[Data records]
──────

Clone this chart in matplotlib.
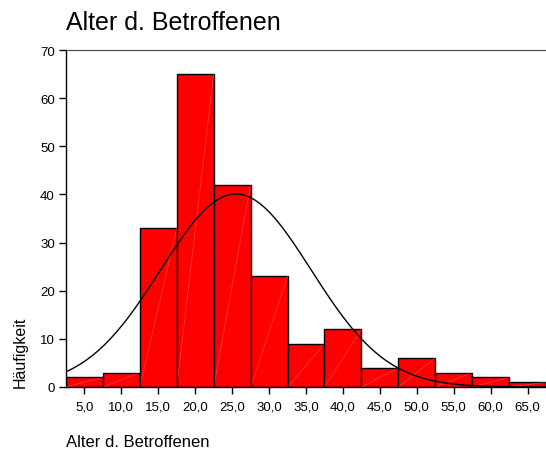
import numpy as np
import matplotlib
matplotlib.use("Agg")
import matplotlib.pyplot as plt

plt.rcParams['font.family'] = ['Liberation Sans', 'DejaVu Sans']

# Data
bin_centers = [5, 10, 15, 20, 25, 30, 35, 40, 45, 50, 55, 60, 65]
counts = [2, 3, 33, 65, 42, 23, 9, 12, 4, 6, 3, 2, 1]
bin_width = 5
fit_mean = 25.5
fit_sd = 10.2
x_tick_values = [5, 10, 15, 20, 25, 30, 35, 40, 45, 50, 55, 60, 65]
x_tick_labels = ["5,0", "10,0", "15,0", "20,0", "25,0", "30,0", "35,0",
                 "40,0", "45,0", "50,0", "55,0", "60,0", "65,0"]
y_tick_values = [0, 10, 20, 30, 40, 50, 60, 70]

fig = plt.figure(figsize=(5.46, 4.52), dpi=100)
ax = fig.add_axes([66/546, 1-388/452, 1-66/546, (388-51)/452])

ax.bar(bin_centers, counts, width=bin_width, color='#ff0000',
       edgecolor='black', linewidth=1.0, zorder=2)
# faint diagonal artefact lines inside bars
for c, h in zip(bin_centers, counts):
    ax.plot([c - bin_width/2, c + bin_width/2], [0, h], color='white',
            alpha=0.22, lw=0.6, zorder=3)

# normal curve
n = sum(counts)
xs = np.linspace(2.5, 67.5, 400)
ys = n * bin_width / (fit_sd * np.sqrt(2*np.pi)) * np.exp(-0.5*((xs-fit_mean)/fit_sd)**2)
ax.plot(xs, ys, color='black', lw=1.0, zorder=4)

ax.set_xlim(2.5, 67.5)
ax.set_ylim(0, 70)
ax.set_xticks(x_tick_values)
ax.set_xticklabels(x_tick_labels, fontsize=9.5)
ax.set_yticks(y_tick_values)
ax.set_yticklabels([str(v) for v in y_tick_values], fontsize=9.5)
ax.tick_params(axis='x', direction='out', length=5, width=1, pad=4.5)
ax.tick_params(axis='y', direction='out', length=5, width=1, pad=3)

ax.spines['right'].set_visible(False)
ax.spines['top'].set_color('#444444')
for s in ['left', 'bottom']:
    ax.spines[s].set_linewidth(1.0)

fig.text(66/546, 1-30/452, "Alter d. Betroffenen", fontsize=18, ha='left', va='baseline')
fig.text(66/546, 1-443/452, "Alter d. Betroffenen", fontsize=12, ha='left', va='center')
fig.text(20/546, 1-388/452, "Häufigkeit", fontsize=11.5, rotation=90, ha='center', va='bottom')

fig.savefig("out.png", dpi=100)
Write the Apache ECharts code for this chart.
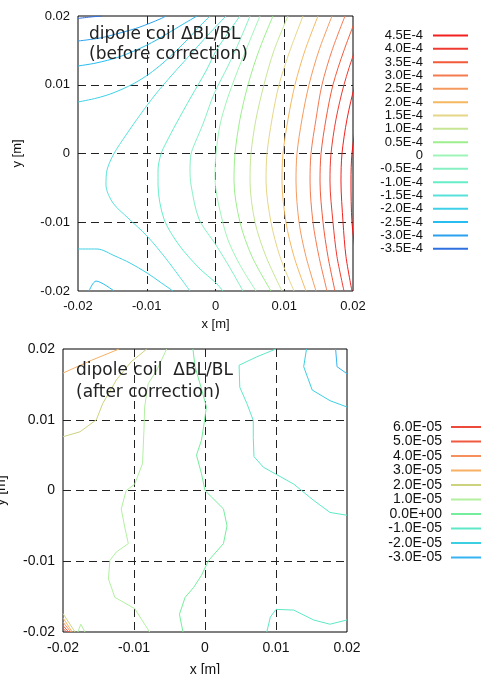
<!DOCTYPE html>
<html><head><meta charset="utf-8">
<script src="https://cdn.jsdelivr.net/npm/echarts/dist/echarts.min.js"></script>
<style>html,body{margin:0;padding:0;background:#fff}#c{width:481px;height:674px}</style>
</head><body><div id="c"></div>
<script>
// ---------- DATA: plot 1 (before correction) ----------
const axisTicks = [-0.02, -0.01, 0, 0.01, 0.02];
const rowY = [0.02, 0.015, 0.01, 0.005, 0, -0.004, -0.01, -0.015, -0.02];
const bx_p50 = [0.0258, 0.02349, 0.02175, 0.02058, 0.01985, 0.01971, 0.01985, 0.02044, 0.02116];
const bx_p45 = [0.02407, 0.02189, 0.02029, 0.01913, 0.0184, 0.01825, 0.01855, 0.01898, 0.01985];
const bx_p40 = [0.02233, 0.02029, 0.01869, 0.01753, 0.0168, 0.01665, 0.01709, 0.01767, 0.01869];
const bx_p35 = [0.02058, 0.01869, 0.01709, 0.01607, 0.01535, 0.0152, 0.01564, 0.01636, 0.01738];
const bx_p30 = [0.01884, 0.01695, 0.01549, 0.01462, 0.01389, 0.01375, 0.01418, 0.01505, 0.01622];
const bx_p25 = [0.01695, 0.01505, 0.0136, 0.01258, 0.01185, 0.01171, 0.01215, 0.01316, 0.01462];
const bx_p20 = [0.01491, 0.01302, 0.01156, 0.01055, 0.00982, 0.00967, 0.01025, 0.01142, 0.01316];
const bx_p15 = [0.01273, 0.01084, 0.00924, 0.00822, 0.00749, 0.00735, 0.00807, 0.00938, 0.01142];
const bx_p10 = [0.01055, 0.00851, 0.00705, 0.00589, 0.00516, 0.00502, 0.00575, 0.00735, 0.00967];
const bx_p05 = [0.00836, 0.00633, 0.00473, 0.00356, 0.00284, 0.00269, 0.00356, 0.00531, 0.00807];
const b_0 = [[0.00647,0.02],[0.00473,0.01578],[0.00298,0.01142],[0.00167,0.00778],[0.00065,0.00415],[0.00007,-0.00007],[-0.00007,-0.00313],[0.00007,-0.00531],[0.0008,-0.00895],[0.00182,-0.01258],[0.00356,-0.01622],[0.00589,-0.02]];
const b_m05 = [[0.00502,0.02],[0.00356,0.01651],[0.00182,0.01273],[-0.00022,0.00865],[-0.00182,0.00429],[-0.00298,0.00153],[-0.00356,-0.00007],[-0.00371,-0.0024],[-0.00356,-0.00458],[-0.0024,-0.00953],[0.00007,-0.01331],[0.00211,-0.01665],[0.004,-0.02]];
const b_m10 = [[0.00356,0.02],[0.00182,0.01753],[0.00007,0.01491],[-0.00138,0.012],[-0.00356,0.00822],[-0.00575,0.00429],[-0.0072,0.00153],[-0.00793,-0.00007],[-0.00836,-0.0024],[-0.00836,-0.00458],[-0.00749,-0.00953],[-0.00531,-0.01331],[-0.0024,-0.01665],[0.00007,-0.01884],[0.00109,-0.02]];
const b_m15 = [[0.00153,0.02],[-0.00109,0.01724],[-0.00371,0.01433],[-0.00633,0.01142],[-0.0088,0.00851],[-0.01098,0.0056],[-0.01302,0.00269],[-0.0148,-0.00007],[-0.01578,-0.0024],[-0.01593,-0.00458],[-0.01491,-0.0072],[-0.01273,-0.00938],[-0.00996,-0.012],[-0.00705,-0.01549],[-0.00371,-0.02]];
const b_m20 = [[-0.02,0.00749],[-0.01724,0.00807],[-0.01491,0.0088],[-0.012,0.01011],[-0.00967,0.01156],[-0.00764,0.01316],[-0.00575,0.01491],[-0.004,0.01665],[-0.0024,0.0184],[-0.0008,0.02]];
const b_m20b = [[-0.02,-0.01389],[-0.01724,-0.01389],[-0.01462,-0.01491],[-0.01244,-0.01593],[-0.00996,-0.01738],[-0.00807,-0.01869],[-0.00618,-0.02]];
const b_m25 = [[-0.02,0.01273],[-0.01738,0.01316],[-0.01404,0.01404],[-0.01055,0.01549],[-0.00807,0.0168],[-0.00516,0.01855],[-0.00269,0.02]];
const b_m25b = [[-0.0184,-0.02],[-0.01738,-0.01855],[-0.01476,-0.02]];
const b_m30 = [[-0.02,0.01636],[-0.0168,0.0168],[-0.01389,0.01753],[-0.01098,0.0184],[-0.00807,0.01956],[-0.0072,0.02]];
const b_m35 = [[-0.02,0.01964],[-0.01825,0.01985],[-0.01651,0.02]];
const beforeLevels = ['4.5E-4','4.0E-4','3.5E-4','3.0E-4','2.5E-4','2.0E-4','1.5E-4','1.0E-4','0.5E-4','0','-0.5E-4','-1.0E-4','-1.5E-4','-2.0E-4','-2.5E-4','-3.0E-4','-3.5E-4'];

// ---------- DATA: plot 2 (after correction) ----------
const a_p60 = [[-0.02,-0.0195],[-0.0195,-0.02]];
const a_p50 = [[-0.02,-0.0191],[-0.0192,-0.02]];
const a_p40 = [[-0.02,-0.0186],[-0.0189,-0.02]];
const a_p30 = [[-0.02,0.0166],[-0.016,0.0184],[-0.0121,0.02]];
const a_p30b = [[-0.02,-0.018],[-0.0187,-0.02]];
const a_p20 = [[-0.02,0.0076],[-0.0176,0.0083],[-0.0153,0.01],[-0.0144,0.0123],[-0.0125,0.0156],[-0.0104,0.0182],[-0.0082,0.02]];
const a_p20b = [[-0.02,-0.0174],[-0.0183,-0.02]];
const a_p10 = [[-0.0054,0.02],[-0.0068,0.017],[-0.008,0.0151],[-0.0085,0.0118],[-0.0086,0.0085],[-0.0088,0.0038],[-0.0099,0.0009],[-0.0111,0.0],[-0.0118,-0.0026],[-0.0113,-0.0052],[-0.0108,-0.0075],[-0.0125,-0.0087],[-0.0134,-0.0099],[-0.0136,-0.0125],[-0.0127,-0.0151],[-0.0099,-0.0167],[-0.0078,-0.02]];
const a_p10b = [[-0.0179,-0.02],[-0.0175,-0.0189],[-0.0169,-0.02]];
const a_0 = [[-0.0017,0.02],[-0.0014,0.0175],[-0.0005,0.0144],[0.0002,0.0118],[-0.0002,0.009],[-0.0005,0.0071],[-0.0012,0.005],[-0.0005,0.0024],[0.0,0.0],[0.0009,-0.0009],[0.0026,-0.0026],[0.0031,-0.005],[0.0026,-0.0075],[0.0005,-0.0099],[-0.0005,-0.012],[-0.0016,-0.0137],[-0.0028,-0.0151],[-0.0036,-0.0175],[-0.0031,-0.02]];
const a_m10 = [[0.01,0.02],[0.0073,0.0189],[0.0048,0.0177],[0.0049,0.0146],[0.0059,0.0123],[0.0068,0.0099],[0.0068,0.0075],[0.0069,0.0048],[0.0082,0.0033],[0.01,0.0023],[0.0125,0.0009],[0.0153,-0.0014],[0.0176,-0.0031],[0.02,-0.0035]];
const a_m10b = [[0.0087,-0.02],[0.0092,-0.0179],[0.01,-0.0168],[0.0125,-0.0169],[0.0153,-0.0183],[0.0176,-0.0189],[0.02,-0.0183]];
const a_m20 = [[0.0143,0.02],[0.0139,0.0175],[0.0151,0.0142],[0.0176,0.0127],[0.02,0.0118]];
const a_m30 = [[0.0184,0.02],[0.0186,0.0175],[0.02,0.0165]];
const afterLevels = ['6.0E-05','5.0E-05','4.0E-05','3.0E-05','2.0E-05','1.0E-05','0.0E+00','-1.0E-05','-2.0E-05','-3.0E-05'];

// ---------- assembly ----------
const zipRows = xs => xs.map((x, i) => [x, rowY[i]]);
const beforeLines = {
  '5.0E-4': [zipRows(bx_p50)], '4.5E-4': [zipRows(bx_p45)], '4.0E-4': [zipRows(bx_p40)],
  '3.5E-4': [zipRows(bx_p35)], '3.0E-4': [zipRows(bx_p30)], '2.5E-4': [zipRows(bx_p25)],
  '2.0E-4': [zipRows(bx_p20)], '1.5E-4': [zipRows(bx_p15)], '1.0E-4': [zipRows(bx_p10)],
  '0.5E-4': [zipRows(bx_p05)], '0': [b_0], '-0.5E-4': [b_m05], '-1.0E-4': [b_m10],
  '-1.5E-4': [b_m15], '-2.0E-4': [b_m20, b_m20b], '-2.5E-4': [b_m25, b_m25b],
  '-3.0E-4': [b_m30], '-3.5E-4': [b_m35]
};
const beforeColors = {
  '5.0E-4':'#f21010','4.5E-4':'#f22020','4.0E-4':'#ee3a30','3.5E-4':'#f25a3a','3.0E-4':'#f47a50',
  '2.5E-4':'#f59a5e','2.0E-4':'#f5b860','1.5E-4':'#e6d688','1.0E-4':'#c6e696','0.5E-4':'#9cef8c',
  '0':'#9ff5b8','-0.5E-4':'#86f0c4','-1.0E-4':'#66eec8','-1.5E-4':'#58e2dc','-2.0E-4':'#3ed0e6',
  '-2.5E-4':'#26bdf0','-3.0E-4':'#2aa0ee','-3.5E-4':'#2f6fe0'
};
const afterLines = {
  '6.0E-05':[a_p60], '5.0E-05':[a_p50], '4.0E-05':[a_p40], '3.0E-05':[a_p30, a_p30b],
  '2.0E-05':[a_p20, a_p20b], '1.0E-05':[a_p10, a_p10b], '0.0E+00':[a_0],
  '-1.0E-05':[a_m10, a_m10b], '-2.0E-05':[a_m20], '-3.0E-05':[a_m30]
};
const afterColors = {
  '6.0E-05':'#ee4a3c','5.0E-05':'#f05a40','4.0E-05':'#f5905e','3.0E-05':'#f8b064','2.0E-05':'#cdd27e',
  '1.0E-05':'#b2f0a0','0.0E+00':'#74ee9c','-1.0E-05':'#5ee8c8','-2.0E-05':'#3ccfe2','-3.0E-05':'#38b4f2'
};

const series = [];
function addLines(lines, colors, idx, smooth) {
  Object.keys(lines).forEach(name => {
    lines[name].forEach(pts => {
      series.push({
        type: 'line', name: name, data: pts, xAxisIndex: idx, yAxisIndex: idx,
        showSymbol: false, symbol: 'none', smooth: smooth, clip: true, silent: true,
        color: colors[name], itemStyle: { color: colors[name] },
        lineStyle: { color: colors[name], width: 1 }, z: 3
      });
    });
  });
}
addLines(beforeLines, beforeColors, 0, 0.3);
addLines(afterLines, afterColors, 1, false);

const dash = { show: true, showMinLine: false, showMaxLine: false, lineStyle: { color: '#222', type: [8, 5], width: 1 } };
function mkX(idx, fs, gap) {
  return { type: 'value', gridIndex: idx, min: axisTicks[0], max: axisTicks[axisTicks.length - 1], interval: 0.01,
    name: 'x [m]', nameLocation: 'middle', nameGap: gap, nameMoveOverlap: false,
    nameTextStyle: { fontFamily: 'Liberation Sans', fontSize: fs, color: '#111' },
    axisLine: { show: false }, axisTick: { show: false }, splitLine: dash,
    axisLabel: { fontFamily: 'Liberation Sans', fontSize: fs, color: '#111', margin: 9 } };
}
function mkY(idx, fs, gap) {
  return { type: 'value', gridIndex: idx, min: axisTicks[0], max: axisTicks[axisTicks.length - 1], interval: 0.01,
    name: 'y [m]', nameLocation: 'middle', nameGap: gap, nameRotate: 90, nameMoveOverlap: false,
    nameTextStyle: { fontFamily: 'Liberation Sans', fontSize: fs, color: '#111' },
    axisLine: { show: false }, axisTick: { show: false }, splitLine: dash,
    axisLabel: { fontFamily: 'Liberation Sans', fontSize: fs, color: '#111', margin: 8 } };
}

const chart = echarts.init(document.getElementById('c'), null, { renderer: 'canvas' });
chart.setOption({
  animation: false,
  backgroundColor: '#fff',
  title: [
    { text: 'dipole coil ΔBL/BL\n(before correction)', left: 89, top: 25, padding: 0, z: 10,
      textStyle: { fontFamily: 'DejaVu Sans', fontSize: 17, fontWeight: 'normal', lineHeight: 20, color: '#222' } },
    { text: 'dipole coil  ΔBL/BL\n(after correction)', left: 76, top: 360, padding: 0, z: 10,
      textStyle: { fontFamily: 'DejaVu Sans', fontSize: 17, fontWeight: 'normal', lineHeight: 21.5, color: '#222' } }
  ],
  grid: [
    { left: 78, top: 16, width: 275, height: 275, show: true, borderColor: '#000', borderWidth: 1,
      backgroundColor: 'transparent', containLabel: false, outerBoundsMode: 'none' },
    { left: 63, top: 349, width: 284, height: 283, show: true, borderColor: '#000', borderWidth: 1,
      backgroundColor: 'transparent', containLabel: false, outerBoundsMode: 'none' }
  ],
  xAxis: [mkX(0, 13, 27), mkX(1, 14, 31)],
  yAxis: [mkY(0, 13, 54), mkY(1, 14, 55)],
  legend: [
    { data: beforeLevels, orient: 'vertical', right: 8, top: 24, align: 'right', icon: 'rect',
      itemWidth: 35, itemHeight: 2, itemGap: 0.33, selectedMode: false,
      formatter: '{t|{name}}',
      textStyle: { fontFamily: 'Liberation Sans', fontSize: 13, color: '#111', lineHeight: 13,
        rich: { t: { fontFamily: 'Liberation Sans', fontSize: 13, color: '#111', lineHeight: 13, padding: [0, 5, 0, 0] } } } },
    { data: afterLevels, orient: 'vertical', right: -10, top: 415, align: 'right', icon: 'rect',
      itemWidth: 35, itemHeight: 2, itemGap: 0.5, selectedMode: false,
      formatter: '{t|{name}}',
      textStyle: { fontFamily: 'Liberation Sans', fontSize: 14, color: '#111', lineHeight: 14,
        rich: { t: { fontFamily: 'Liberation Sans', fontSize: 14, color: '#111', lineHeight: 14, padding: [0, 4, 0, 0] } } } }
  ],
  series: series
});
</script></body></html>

──────

__Directions for this task__: Please reproduce, word for word, every line from the first line of the records above through the line containing "plt.rcParams['font.family'] = ['Liberation", and leave out the pictures.

__Exercise output__:
Clone this chart in matplotlib.
import numpy as np
import matplotlib
matplotlib.use("Agg")
import matplotlib.pyplot as plt

plt.rcParams['font.family'] = ['Liberation Sans', 'DejaVu Sans']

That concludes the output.